シビアです。私も麦野さんも、めちゃくちゃメロディラインは出してたんですけど、それを最終的にSakaiさんが編集して「1曲できたよ」って聴かせてもらうので。その時はじめて、自分のメロディがどれだけ採用されているかを知るんです。私はお2人と今後もご一緒したいと思っているんですけど、今回はこういうバランスになったけど、次はもしかしたら、私のメロディが1:9の割合でしか採用されていないとかいうこともあるかもしれないじゃないですか。

──そうですよね。
でもそこも含めてすごいエキサイティングだし、もっといいもの出そうって思えるので。

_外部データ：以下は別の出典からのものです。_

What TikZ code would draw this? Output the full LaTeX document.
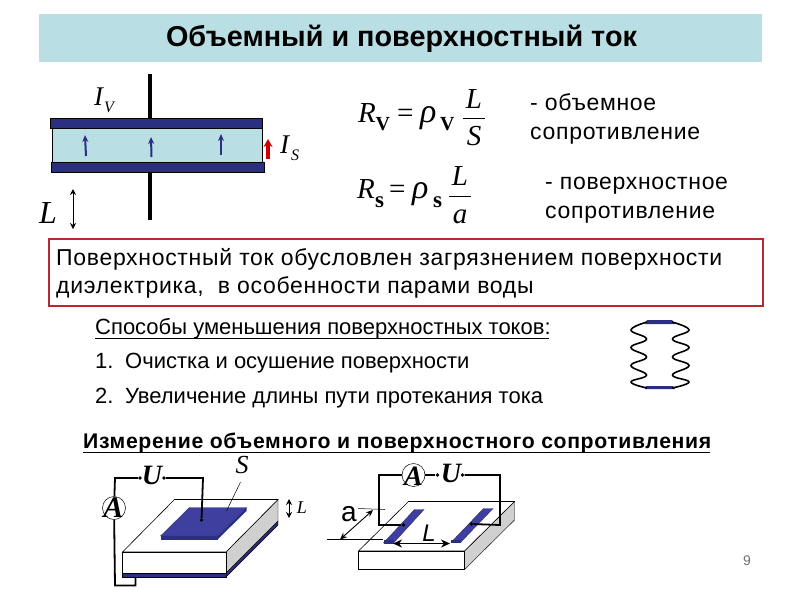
\documentclass[tikz,border=0pt]{standalone}
\usepackage{fontspec}
\setmainfont{Liberation Sans}
\newfontfamily\serifrm{Liberation Serif}
\newcommand{\serifit}{\serifrm\itshape}
\newfontfamily\spaced[LetterSpace=3]{Liberation Sans}
\newcommand{\spacedb}{\spaced\bfseries}
\usetikzlibrary{arrows.meta}
\definecolor{band}{HTML}{B9DEE4}
\definecolor{plate}{HTML}{2B2F80}
\definecolor{stripblue}{HTML}{3F3F9F}
\definecolor{redbox}{HTML}{B52A2E}
\definecolor{sidegrey}{HTML}{D0D0D0}
\newcommand{\fs}[1]{\fontsize{#1}{#1}\selectfont}
\tikzset{
  txt/.style={inner sep=0pt,anchor=base west,text=black},
  bodytxt/.style={txt,font=\fs{22}},
  sptxt/.style={txt,font=\spaced\fs{23}},
  mathi/.style={txt,font=\serifit\fs{29}},
  mathrho/.style={txt,font=\serifit\fs{34}},
  mathr/.style={txt,font=\serifrm\fs{29}},
  msub/.style={txt,font=\serifrm\bfseries\fs{20}},
  wire/.style={line width=1.8pt,black},
  rod/.style={line width=4pt,black},
  curup/.style={line width=2pt,plate,-{Stealth[length=7pt,width=6pt]}},
  dimarrow/.style={line width=.9pt,black,{Stealth[length=6pt,width=6pt]}-{Stealth[length=6pt,width=6pt]}},
  dot/.style={circle,fill=black,inner sep=0pt,minimum size=3.8pt},
  meter/.style={circle,draw=black,line width=.5pt,inner sep=0pt,minimum size=23pt},
  lab/.style={inner sep=0pt,font=\serifrm\bfseries\itshape\fs{28}},
}
\begin{document}
\begin{tikzpicture}[x=1pt,y=-1pt]
\useasboundingbox (0,0) rectangle (800,600);
\fill[white] (0,0) rectangle (800,600);
% title
\node[fill=band,minimum width=723pt,minimum height=48pt,inner sep=0pt,anchor=north west] (band) at (39,14) {};
\node[inner sep=0pt,font=\bfseries\fs{28.8}] (title) at (401.5,39) {Объемный и поверхностный ток};
% capacitor
\draw[rod] (150,74) -- (150,120);
\draw[rod] (150,170) -- (150,220);
\node[draw=black,line width=.7pt,fill=band,minimum width=210pt,minimum height=34pt,inner sep=0pt,anchor=north west] (diel) at (52,128) {};
\node[draw=black,line width=.5pt,fill=plate,minimum width=212pt,minimum height=10pt,inner sep=0pt,anchor=north west] (topplate) at (50,118) {};
\node[draw=black,line width=.5pt,fill=plate,minimum width=213pt,minimum height=10pt,inner sep=0pt,anchor=north west] (botplate) at (51,162) {};
\draw[curup] (86,156) -- (85,135);
\draw[curup] (151.5,157) -- (151,137);
\draw[curup] (221,155) -- (221,134);
\draw[line width=3.5pt,red!80!black,-{Stealth[length=8pt,width=9pt]}] (268,159) -- (268,139);
\node[txt,font=\serifit\fs{27}] (iv) at (94,105) {I};
\node[txt,font=\serifit\fs{16}] (ivs) at (104,112) {V};
\node[txt,font=\serifit\fs{27}] (is) at (280,153) {I};
\node[txt,font=\serifit\fs{16}] (iss) at (291,160) {S};
\node[txt,font=\serifit\fs{32}] (l1) at (39,223) {L};
\coordinate (l1a) at (73,189); \coordinate (l1b) at (73,229);
\draw[dimarrow] (l1a) -- (l1b);
% formulas
\node[mathi] (r1) at (358,122) {R};
\node[msub] (r1s) at (375.5,130) {V};
\node[mathr] (e1) at (397,122) {=};
\node[mathrho] (p1) at (420,122) {ρ};
\node[msub] (p1s) at (440,130) {V};
\node[mathi,anchor=base] (fl1) at (474,108) {L};
\node[mathi,anchor=base] (fs1) at (474,145) {S};
\draw[line width=.7pt] (463,118) -- (485,118);
\node[mathi] (r2) at (357,198) {R};
\node[msub,font=\serifrm\bfseries\fs{23}] (r2s) at (375,207) {s};
\node[mathr] (e2) at (389,198) {=};
\node[mathrho] (p2) at (412,198) {ρ};
\node[msub,font=\serifrm\bfseries\fs{23}] (p2s) at (433,207) {s};
\node[mathi,anchor=base] (fl2) at (460,185) {L};
\node[mathi,anchor=base] (fa2) at (460,223) {a};
\draw[line width=.7pt] (449,196) -- (471,196);
\node[sptxt] (t1) at (530,110) {- объемное};
\node[sptxt] (t2) at (530,139) {сопротивление};
\node[sptxt] (t3) at (545,189) {- поверхностное};
\node[sptxt] (t4) at (545,218.5) {сопротивление};
% red box
\node[draw=redbox,line width=2pt,minimum width=714pt,minimum height=66.5pt,inner sep=0pt,anchor=north west] (rbox) at (47.5,238) {};
\node[sptxt] (p1a) at (56,265) {Поверхностный ток обусловлен загрязнением поверхности};
\node[sptxt] (p1b) at (56,293.5) {диэлектрика,\ \ в особенности парами воды};
% list
\node[bodytxt] (h1) at (95,334.5) {Способы уменьшения поверхностных токов:};
\coordinate (h1l) at (95,338); \coordinate (h1r) at (549,338);
\draw[line width=.8pt] (h1l) -- (h1r);
\node[bodytxt] (n1) at (95,368.5) {1.};
\node[bodytxt] (i1) at (125,368.5) {Очистка и осушение поверхности};
\node[bodytxt] (n2) at (95,403) {2.};
\node[bodytxt] (i2) at (125,403) {Увеличение длины пути протекания тока};
% spring figure
\fill[plate] (647,320) -- (672,320) -- (675,324) -- (645,324) -- cycle;
\fill[plate] (646,386) -- (673,386) -- (675,389) -- (645,389) -- cycle;
\draw[line width=1.6pt] plot[smooth,tension=.75] coordinates {(647,322) (631,330) (646.5,339) (631,347.5) (646.5,357) (631,365.5) (646.5,375) (631,382) (647,388)};
\draw[line width=1.6pt] plot[smooth,tension=.75] coordinates {(672,322) (689,330) (672.5,339) (689,347.5) (672.5,357) (689,365.5) (672.5,375) (689,382) (672,388)};
% heading
\node[txt,font=\spacedb\fs{21.2}] (h2) at (83,448) {Измерение объемного и поверхностного сопротивления};
\coordinate (h2l) at (83,452); \coordinate (h2r) at (710,452);
\draw[line width=1pt] (h2l) -- (h2r);
% left block
\fill[plate,draw=black,line width=.4pt] (122,573) rectangle (226,577);
\fill[plate,draw=black,line width=.4pt] (226,573) -- (278,521) -- (278,525) -- (226,577) -- cycle;
\fill[sidegrey,draw=black,line width=.4pt] (226,552) -- (278,499.5) -- (278,521) -- (226,573) -- cycle;
\draw[line width=.6pt,fill=white] (174.5,499.5) -- (278,499.5) -- (226,552) -- (122.5,552) -- cycle;
\draw[line width=.7pt,fill=white] (122.5,552) rectangle (226,573);
\fill[plate] (160.5,536) -- (217.5,536) -- (217.5,539.5) -- (160.5,539.5) -- cycle;
\fill[plate] (217.5,536) -- (246.5,507.5) -- (246.5,511) -- (217.5,539.5) -- cycle;
\fill[stripblue,draw=plate,line width=.4pt] (189.5,507.5) -- (246.5,507.5) -- (217.5,536) -- (160.5,536) -- cycle;
% left circuit
\node[lab] (uL) at (152,475) {U};
\node[meter] (aL) at (114,508) {};
\node[lab,font=\serifrm\bfseries\itshape\fs{30}] (aLt) at (113.5,508) {A};
\node[dot] (uLa) at (140,478) {};
\node[dot] (uLb) at (164,478) {};
\coordinate (c1) at (203,478);
\node[dot] (dL) at (201.5,520) {};
\coordinate (c2) at (115,478);
\coordinate (c3) at (115,585.5);
\coordinate (c4) at (135.5,585.5);
\coordinate (c5) at (135.5,577);
\draw[wire] (uLb) -- (c1) -- (dL);
\draw[wire] (uLa) -- (c2) -- (aL);
\draw[wire] (aL) -- (c3) -- (c4) -- (c5);
\node[txt,font=\serifit\fs{26},anchor=center] (sL) at (242,465) {S};
\coordinate (sLa) at (240.5,482); \coordinate (sLb) at (226.5,511);
\draw[line width=.5pt] (sLa) -- (sLb);
\coordinate (lLa) at (289,499); \coordinate (lLb) at (289,518);
\draw[line width=.9pt,{Stealth[length=6pt,width=6pt]}-{Stealth[length=6pt,width=6pt]}] (lLa) -- (lLb);
\node[txt,font=\serifit\fs{18},anchor=center] (lL) at (302,508) {L};
% right block
\fill[sidegrey,draw=black,line width=.4pt] (464.5,551) -- (514.5,501.5) -- (514.5,520) -- (464.5,569.5) -- cycle;
\draw[line width=.6pt,fill=white] (408.5,501.5) -- (514.5,501.5) -- (464.5,551) -- (358.5,551) -- cycle;
\draw[line width=.7pt,fill=white] (358.5,551) rectangle (464.5,569.5);
% strips
\fill[stripblue,draw=plate,line width=.4pt] (414.5,509.5) -- (424,509.5) -- (393.5,543) -- (383.5,543) -- cycle;
\fill[plate] (383.5,540) rectangle (393.5,543.5);
\fill[stripblue,draw=plate,line width=.4pt] (483.5,508.5) -- (493,508.5) -- (460.5,542.5) -- (451,542.5) -- cycle;
\fill[plate] (451,539.5) rectangle (460.5,542.5);
% right circuit
\node[meter] (aR) at (413.5,475) {};
\node[lab] (aRt) at (413.5,476) {A};
\node[lab] (uR) at (451,473) {U};
\node[dot] (uRa) at (437.5,475) {};
\node[dot] (uRb) at (462.5,475) {};
\node[dot] (dRa) at (403.5,525) {};
\node[dot] (dRb) at (471.5,524) {};
\coordinate (w1) at (379,475); \coordinate (w2) at (379,525);
\coordinate (w3) at (500,475); \coordinate (w4) at (500,525);
\draw[wire] (dRa) -- (w2) -- (w1) -- (aR);
\draw[wire] (aR) -- (uRa);
\draw[wire] (uRb) -- (w3) -- (w4) -- (dRb);
\node[txt,font=\fs{28},anchor=center] (aa) at (349,514) {a};
\coordinate (aa1) at (358,508.5); \coordinate (aa2) at (385,509.5);
\coordinate (aa3) at (327,539.5); \coordinate (aa4) at (383,539.5);
\coordinate (aa5) at (373,510); \coordinate (aa6) at (340,539.5);
\draw[line width=.5pt] (aa1) -- (aa2);
\draw[line width=.5pt] (aa3) -- (aa4);
\draw[line width=.9pt,{Stealth[length=7pt,width=6pt]}-{Stealth[length=7pt,width=6pt]}] (aa5) -- (aa6);
\node[txt,font=\itshape\fs{24},anchor=center] (ll) at (429,533) {L};
\coordinate (ll1) at (393,543.5); \coordinate (ll2) at (450,543.5);
\draw[line width=1.6pt,{Stealth[length=9pt,width=8pt]}-{Stealth[length=9pt,width=8pt]}] (ll1) -- (ll2);
% page number
\node[inner sep=0pt,font=\fs{14},text=black!55] (pg) at (747,561) {9};
\end{tikzpicture}
\end{document}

これ以上に楽しいって思えることってあるのかな?って思うんです。麦野さんともまだ出会って数ヵ月だけど、お互いどういうマインドで音楽してるかっていうのも話して、歌詞も紡いで……デビューしたときが10代だったっていうのもあるんですけど、今までは上の世代の方とご一緒させていただくことが多くて、自分が1出したら10汲み取ってくれるっていう環境にいて。でもそこでいろんなことを学んだからこそ、今はもっと労力をかけるコミュニケーションの大事さに気づき始めているんですよね。